Though federal prosecutors agreed to a six-day delay, Judge Kaplan said that he was inclined to be less accommodating.
"I am deeply skeptical that there was any right of access to Khalid Sheikh Mohammed on the showing that the defense made," Kaplan said. "The government has given access, such as it is, on their terms, such as they are. ... Were it up to me, we would have picked a jury on Monday and begin."
Kaplan and Cohen butted heads throughout the hearing, which lasted a little more than 30 minutes.
At one point, Kaplan said that Cohen's explanation for what had held up the interview with Mohammed was "as clear as pea soup from the bottom of a cauldron."
In a New York accent, Cohen repeatedly referred to "walled-off" prosecutors inspecting Mohammed's replies, using a phrase for government officials cleared to access classified information.

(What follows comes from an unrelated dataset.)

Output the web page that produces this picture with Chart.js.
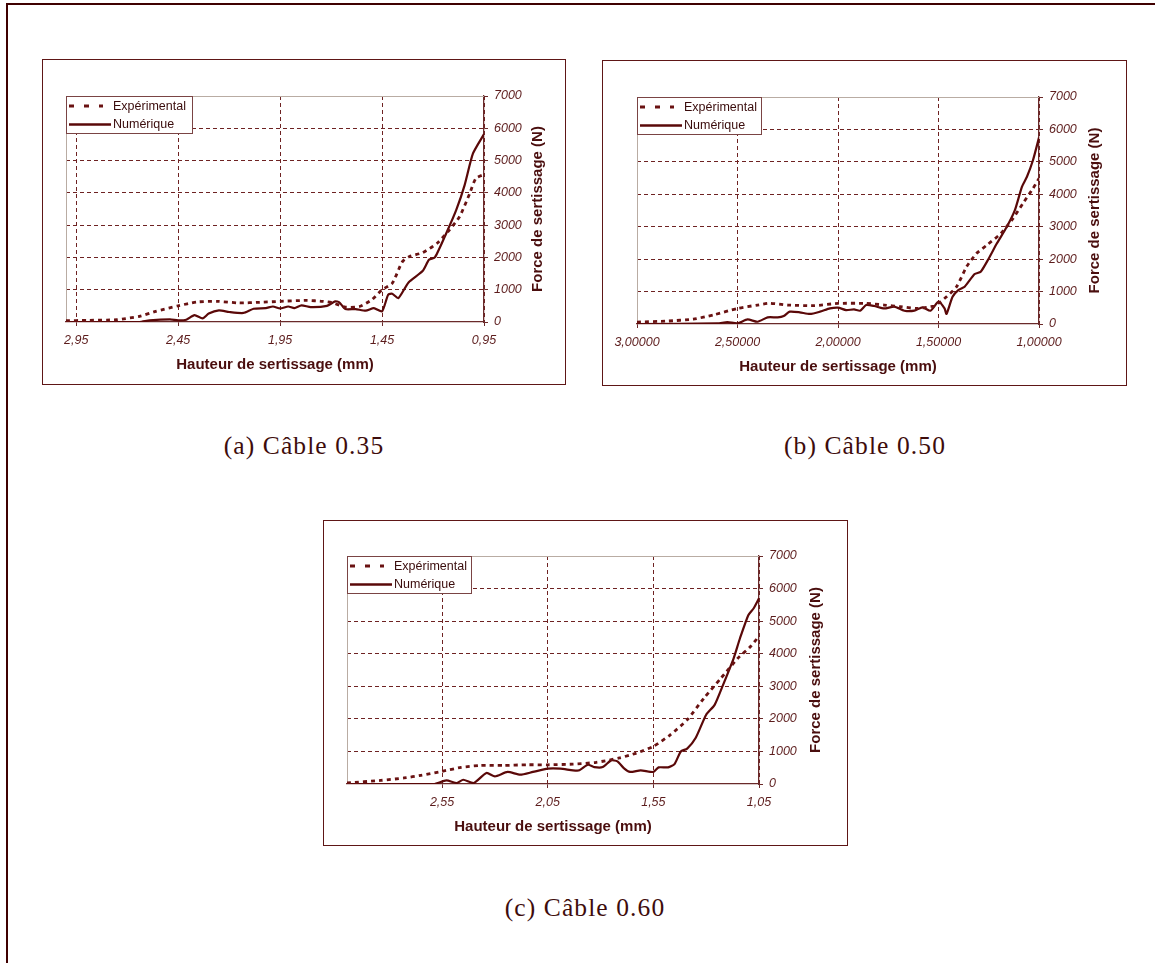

Kaplan teased his diction by differentiating these officials from a "Waldorf salad."
Assistant U.S. Attorney Nicholas Lewin had some fun with this wordplay later in the hearing, as he also referred to "walled-off" officials.
Later, Cohen defended his work on the case by emphasizing that he and prosecutors engaged in lengthy discussions to "prevent litigation with Your Honor."
Correcting him again, Kaplan chided, "It's actually litigation 'before' me, not 'with' me."
Meanwhile, Cohen's team is fighting to bar the inclusion of a 30-minute recording of Abu Ghaith, which remains pending. Lewin said that the April 2002 audio contains "myriad threats" by Abu Ghaith, in which he discusses "martyrdom teams" and "American targets."
The issue will likely come up again on at another pretrial hearing on Friday.
At the end of the hearing, Kaplan turned down the temperature by stating that everybody might be guilty Wednesday of blowing "a storm of words with very little content."